Several Intel chipset generations require certain register writes on shutdown (disable busmaster) or they won't _actually_ shut down. Operating systems aren't aware of that. (https://github.com/coreboot/coreboot/blob/master/src/southbr...)
UEFI Secure Boot requires "authenticated variables", which can be updated by the OS (after checking authentication, using a signature scheme). UEFI code resides somewhere in memory, so the OS (or ring0 code) could opt to bypass the verification and simply rewrite those variables. The recommended (but not required) solution is to move variable update to SMM. (https://firmware.intel.com/sites/default/files/resources/A_T...)

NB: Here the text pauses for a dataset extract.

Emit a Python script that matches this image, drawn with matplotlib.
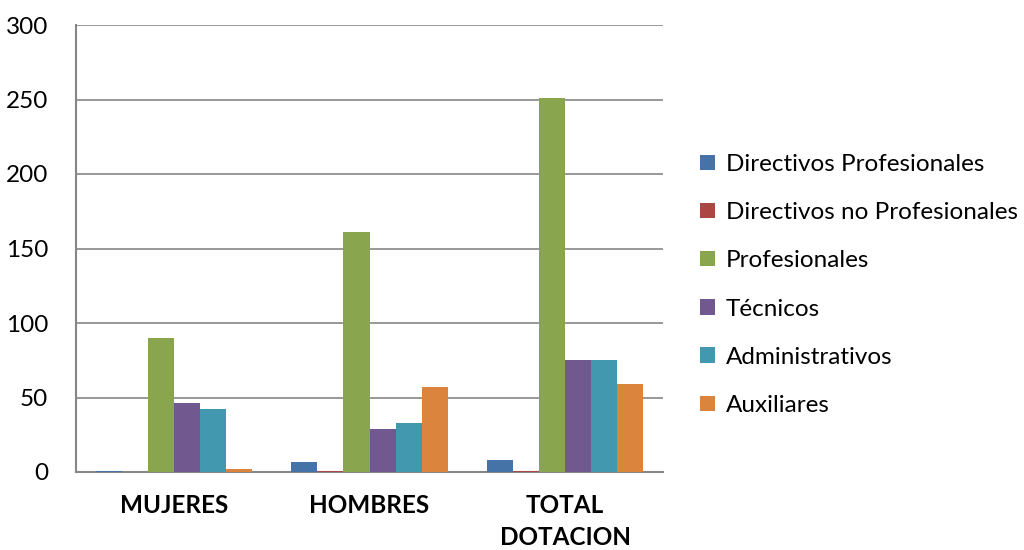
import matplotlib
matplotlib.use("Agg")
import matplotlib.pyplot as plt
import numpy as np

categories = ["MUJERES", "HOMBRES", "TOTAL\nDOTACION"]
series_names = ["Directivos Profesionales", "Directivos no Profesionales", "Profesionales",
                "Técnicos", "Administrativos", "Auxiliares"]
directivos_prof = [1, 7, 8]
directivos_no_prof = [0, 1, 1]
profesionales = [90, 161, 251]
tecnicos = [46, 29, 75]
administrativos = [42, 33, 75]
auxiliares = [2, 57, 59]
series_values = [directivos_prof, directivos_no_prof, profesionales, tecnicos, administrativos, auxiliares]
colors = ["#4572A7", "#AA4643", "#89A54E", "#71588F", "#4198AF", "#DB843D"]
yticks = [0, 50, 100, 150, 200, 250, 300]

plt.rcParams['font.family'] = ['Lato', 'DejaVu Sans']
FS = 17.5

fig = plt.figure(figsize=(10.24, 5.5), dpi=100)
ax = fig.add_axes([76/1024, 1-472/550, 587/1024, 447/550])

n = len(series_values)
w = 1/(n+1.5)
x = np.arange(len(categories))
for i, (vals, name, c) in enumerate(zip(series_values, series_names, colors)):
    ax.bar(x + (i-(n-1)/2)*w, vals, width=w, color=c, label=name, zorder=3)

ax.set_xlim(-0.5, len(categories)-0.5)
ax.set_ylim(0, 300)
ax.set_yticks(yticks)
ax.set_yticklabels([str(t) for t in yticks], fontsize=FS)
ax.yaxis.grid(True, color="#868686", linewidth=1.2, zorder=0)
ax.set_xticks(x)
ax.set_xticklabels(categories, fontsize=FS, fontweight='bold', linespacing=1.45, va='top')
ax.tick_params(axis='x', length=0, pad=16)
ax.tick_params(axis='y', length=0, pad=20)
for s in ['top', 'right']:
    ax.spines[s].set_visible(False)
for s in ['left', 'bottom']:
    ax.spines[s].set_color("#868686")
    ax.spines[s].set_linewidth(1.5)

fig.legend(loc='center left', bbox_to_anchor=(0.684, 0.482), frameon=False, fontsize=FS,
           handlelength=0.6, handleheight=0.6, handletextpad=0.45, labelspacing=1.12,
           borderpad=0, borderaxespad=0)

fig.savefig("out.png", dpi=100)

Several hardware features are actually implemented in SMM. I've seen SMM-based handling of certain special keys (eg. "disable Wifi" button) where ACPI grabs the event, then traps into SMM using a magic IO port.
Good luck trying that once that memory is encrypted with SGX.
The alternative to hooking into UEFI code would be to just write to flash by yourself. SMM has additional permissions there.
Some implementations it'll really screw up any RT plans you might have...
There are also a number of shortcuts for "shutdown is just two writes to a given register" that some OS probably expect to be around these days (a field in FADT) that I'm not sure how a complex ACPI shutdown routine would fare in practice.